Sibling Blog Post regarding Deployment

We are in the process of deploying changes from the Curate Engine to our CurateND application. This has involved a multi-step git coordination.

Handling Custom Modifications to Curate Engine

We needed to make custom modifications of the Curate Engine. So we:

I did some local git configuration changes:

  • git remote set-url --push origin "Thou shalt not push"
  • git remote add ndlib https://github.com/ndlib/curate.git

Below is the resulting .git/config

[remote "origin"]
  url = git@github.com:projecthydra/curate.git
  fetch = +refs/heads/*:refs/remotes/origin/*
  pushurl = Thou shalt not push
[remote "ndlib"]
  url = https://github.com/ndlib/curate.git
  fetch = +refs/heads/*:refs/remotes/ndlib/*

Then I pushed my new branch to ndlib (git push ndlib branch-name).

Sidebar: By setting the push url for origin to “Though shalt not push”, I can no longer push changes to the projecthydra-labs/curate repository.

Making Modifications to CurateND

The next step was to update CurateND’s reference to Curate.

  • I made a branch in CurateND (eg curatend-deploy-2014-04-29).
  • I updated the CurateND Gemfile to reference the new Curate version.
gem 'curate', github: 'ndlib/curate', branch: 'update-article-metadata'
# gem 'curate', path: '../curate' # Sometimes I want the local reference for
#                                 # but we deploy the remote branch

On this branch we did what we needed to get the application working.

Using Curate Reference Implementation Data

For this project, Notre Dame is hosting a reference implementation. We acknowledged that for the QA process, we wanted to use a small subset of data. The reason for the small set of data was that we were planning to regenerate the QA data as we iterated on the solution.

So we opted to grab all of the data from the reference implementation and copy that to a QA application.

This required copying:

  • Fedora Commons data
  • SOLR index
  • Application’s mySQL database schema and data

And here I encountered an annoying pair of gotchas. Our reference implmenetation had three differences between CurateND.

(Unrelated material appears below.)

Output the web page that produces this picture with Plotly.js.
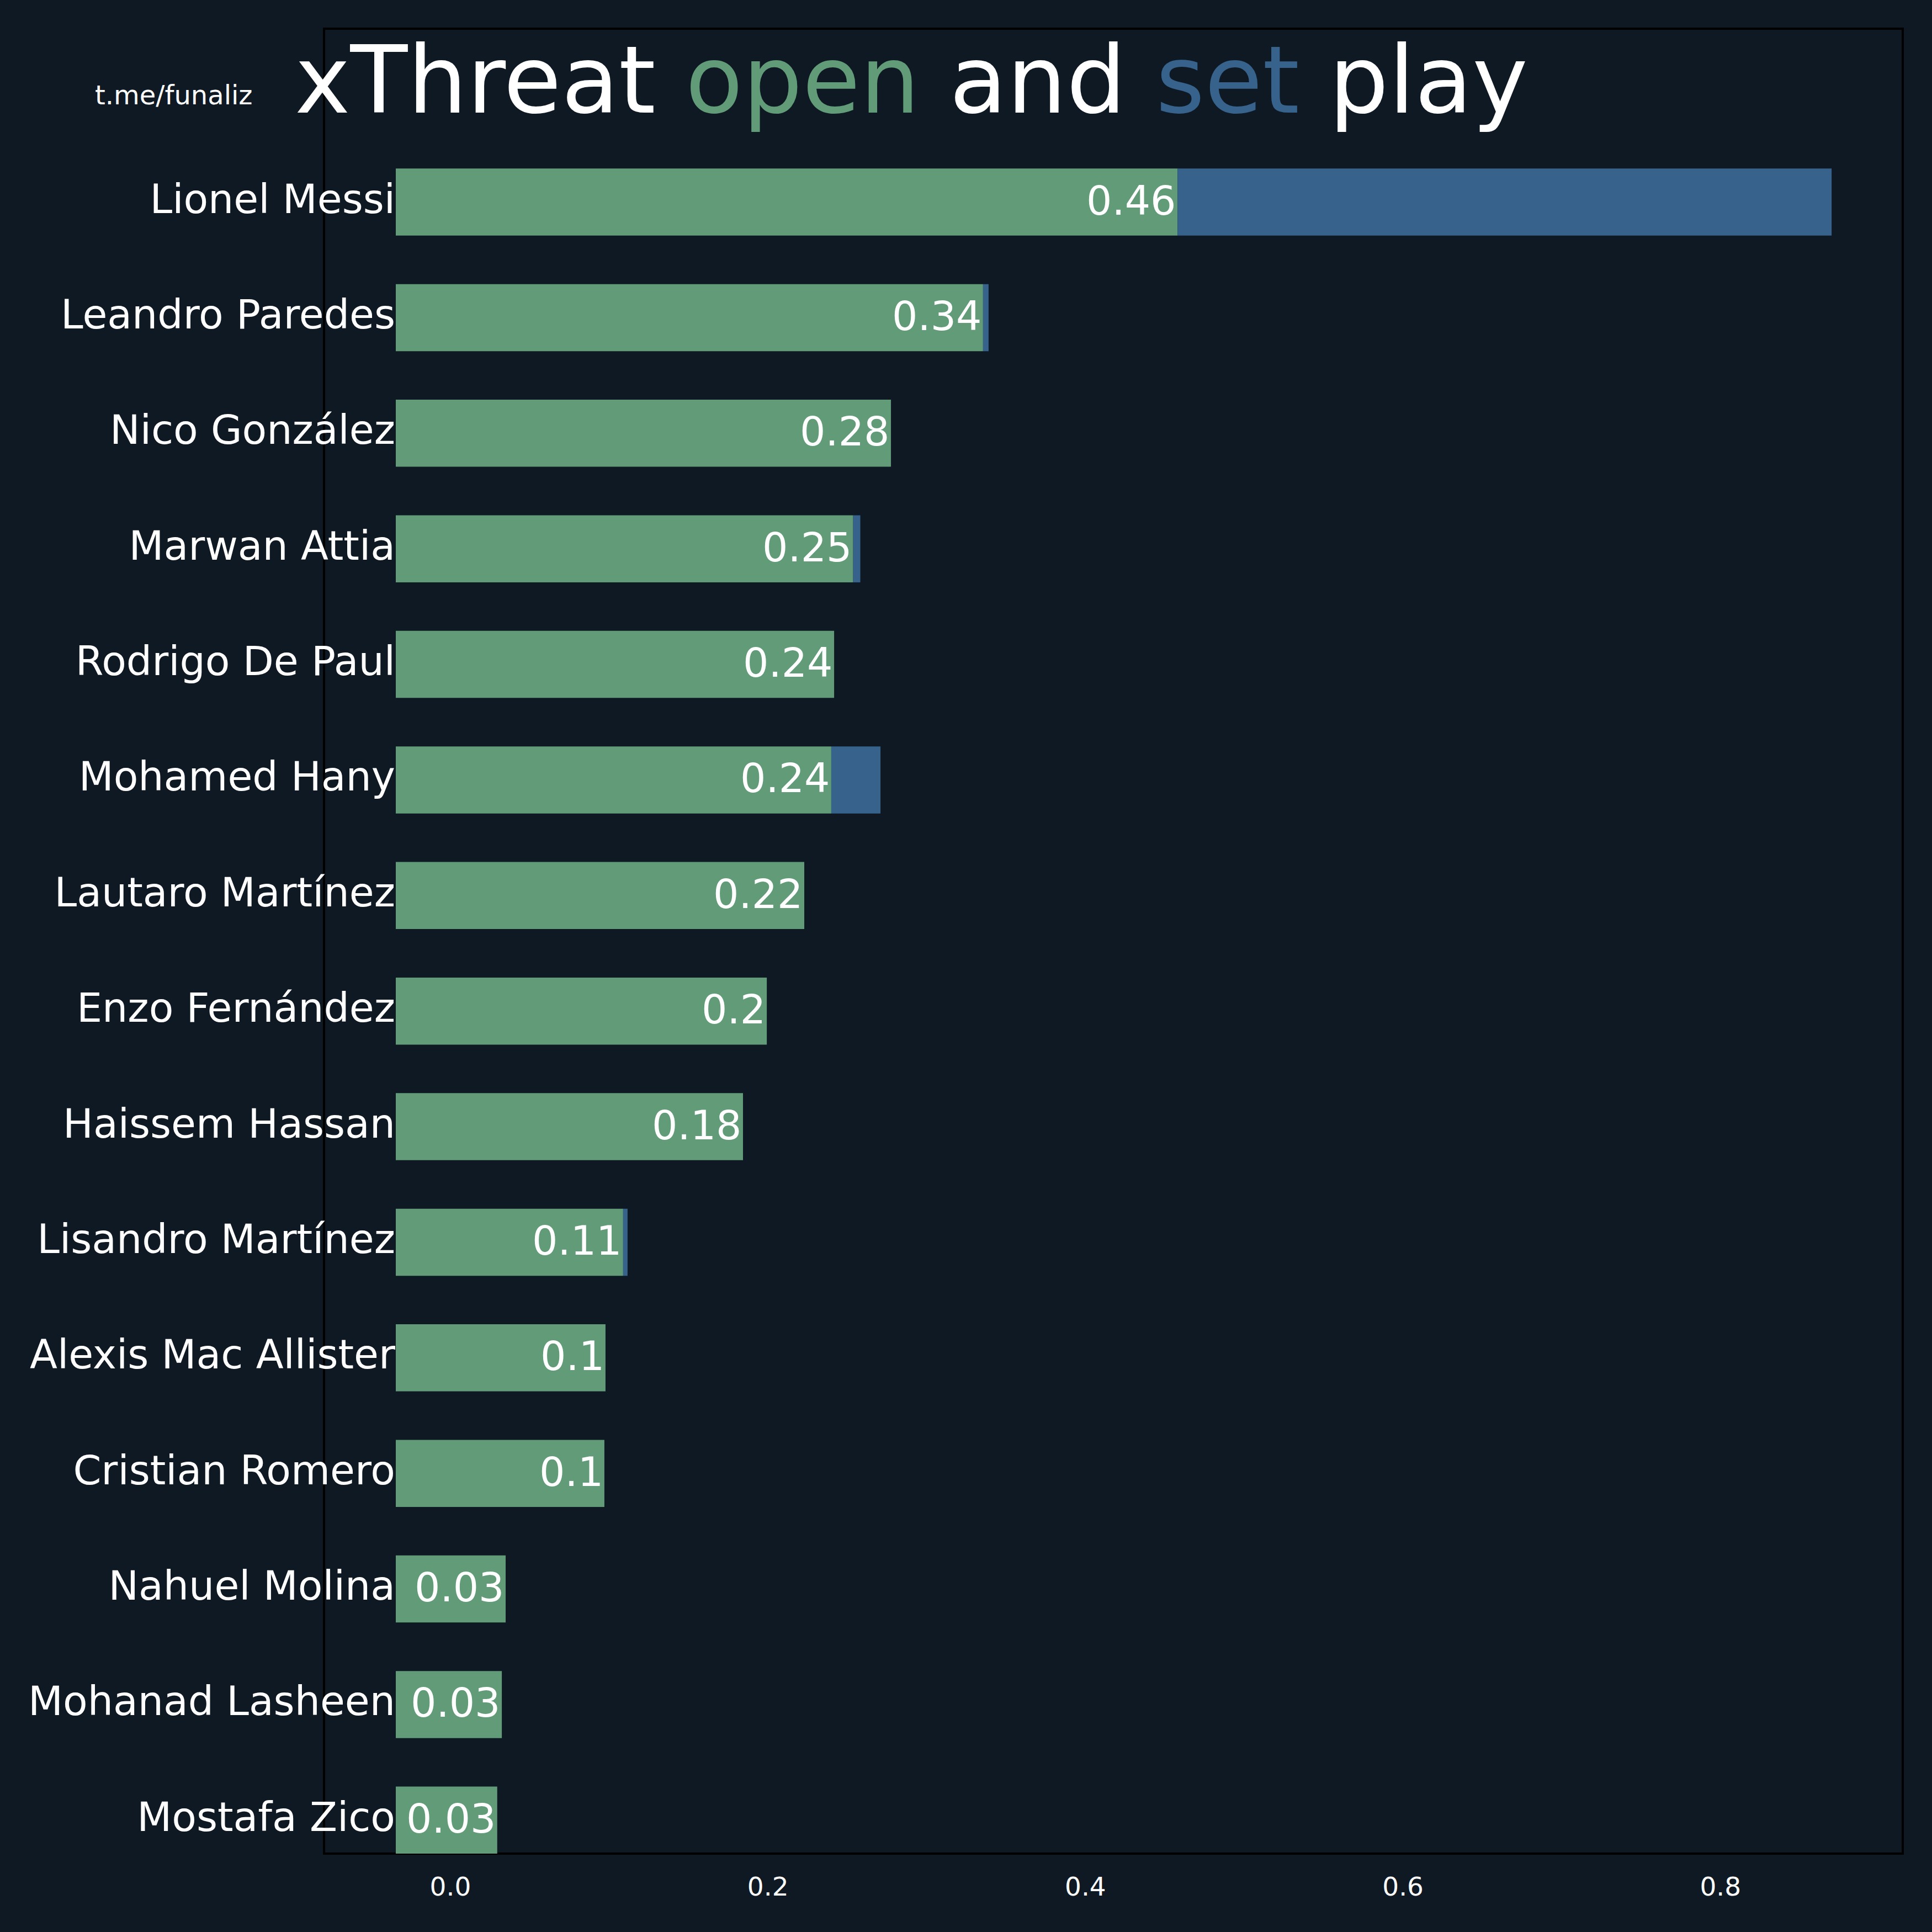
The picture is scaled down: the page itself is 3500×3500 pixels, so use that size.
<!DOCTYPE html>
<html>
<head>
<meta charset="utf-8">
<script src="https://cdn.plot.ly/plotly-3.0.1.min.js"></script>
<style>
  html, body { margin: 0; padding: 0; background: #0f1923; }
</style>
</head>
<body>
<div id="chart" style="width:3500px;height:3500px;"></div>
<script>
  // players, top to bottom
  const players = [
    "Lionel Messi", "Leandro Paredes", "Nico González", "Marwan Attia",
    "Rodrigo De Paul", "Mohamed Hany", "Lautaro Martínez", "Enzo Fernández",
    "Haissem Hassan", "Lisandro Martínez", "Alexis Mac Allister",
    "Cristian Romero", "Nahuel Molina", "Mohanad Lasheen", "Mostafa Zico"
  ];
  // xThreat from open play
  const openPlay = [
    0.458, 0.3355, 0.2775, 0.2537, 0.2417, 0.2399, 0.2229, 0.1993,
    0.1843, 0.1088, 0.0977, 0.0970, 0.0348, 0.0324, 0.0295
  ];
  // xThreat from set play
  const setPlay = [
    0.412, 0.0035, 0, 0.0045, 0, 0.031, 0, 0,
    0, 0.0028, 0, 0, 0, 0, 0
  ];
  const xTicks = [0, 0.2, 0.4, 0.6, 0.8];

  const BG = "#0f1923";
  const GREEN = "#619b78";
  const BLUE = "#36628b";
  const FONT = "DejaVu Sans, Liberation Sans, sans-serif";

  // bars start at the left edge of the x range, not at 0 (as in the original)
  const X_START = -0.0344;
  const X_END = 0.9148;

  let openTrace = {
    type: 'bar',
    orientation: 'h',
    y: players,
    x: openPlay.map(v => v - X_START),
    base: X_START,
    width: 0.58,
    marker: {color: GREEN, line: {width: 0}},
    hoverinfo: 'skip',
  };
  let setTrace = {
    type: 'bar',
    orientation: 'h',
    y: players,
    x: setPlay,
    base: openPlay,
    width: 0.58,
    marker: {color: BLUE, line: {width: 0}},
    hoverinfo: 'skip',
  };

  // value labels at the end of the green bars
  let valueLabels = players.map((p, i) => ({
    x: openPlay[i],
    y: p,
    xref: 'x', yref: 'y',
    xanchor: 'right', yanchor: 'middle',
    yshift: 3,
    text: String(Math.round(openPlay[i] * 100) / 100),
    showarrow: false,
    font: {family: FONT, size: 73, color: '#ffffff'},
  }));

  let layout = {
    width: 3500,
    height: 3500,
    paper_bgcolor: BG,
    plot_bgcolor: BG,
    margin: {l: 717, r: 53, t: 52, b: 142, pad: 0},
    barmode: 'overlay',
    showlegend: false,
    font: {family: FONT, color: '#ffffff'},
    xaxis: {
      range: [X_START, X_END],
      tickvals: xTicks,
      tickformat: '.1f',
      ticks: '',
      showgrid: false,
      zeroline: false,
      showline: false,
      ticklabelstandoff: 28,
      tickfont: {family: FONT, size: 47, color: '#ffffff'},
    },
    yaxis: {
      type: 'category',
      categoryorder: 'array',
      categoryarray: players.slice().reverse(),
      range: [-0.29, 15.5],
      ticks: '',
      showgrid: false,
      zeroline: false,
      showline: false,
      ticklabelstandoff: 0,
      ticklabelshift: -6,
      tickfont: {family: FONT, size: 73, color: '#ffffff'},
    },
    shapes: [{
      // the axes frame, which reaches further left than the bars
      type: 'rect', xref: 'paper', yref: 'paper',
      x0: -0.0476, x1: 1, y0: 0, y1: 1,
      line: {color: '#000000', width: 4},
      layer: 'below',
    }],
    annotations: valueLabels.concat([
      {
        xref: 'paper', yref: 'paper',
        x: 0.3421, y: 0.9719,
        xanchor: 'center', yanchor: 'middle',
        text: 'xThreat <span style="color:' + GREEN + '">open</span> and ' +
              '<span style="color:' + BLUE + '">set</span> play',
        showarrow: false,
        font: {family: FONT, size: 170, color: '#ffffff'},
      },
      {
        xref: 'paper', yref: 'paper',
        x: -0.1473, y: 0.9637,
        xanchor: 'center', yanchor: 'middle',
        text: 't.me/funaliz',
        showarrow: false,
        font: {family: FONT, size: 48, color: '#ffffff'},
      },
    ]),
  };

  Plotly.newPlot('chart', [openTrace, setTrace], layout, {displayModeBar: false, staticPlot: true});
</script>
</body>
</html>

  1. The users table in mySQL was different. CurateND uses CAS whereas the reference implementation uses a local database-backed registration model. We didn’t want to drag our partners through the process of getting institutional credentials.
  2. The expected work types were different. CurateND has no concept of a GenericWork work type.
  3. The Fedora namespace of the objects were different. (eg. ‘und’ vs. ‘sufia’)

Handling the Difference

To resolve this, I created another branch off of curatend-deploy-2014-04-29 (eg curatend-with-vanilla-data).

This new branch’s purpose was to contain the necessary changes for addressing the three gotchas from above. I then squashed those changes into one commit.

Conclusion

I created the various forks and branchs to separate concernsk.

We needed isolate:

  1. localized changes to Curate.
  2. changes to CurateND to get Curate working.
  3. modifications for using reference implementation data with production-oriented code-base.

In keeping these concerns as separate branchs, I’ve been able to make sure that I can:

  1. grab Curate changes from upstream
  2. modify production-oriented code without fear of mixing in the reference implementation
  3. iterate through what is needed to allow access of the reference data via production code

I’ve also kept an eye on isolating commits so that I can push Curate changes upstream via pull requests.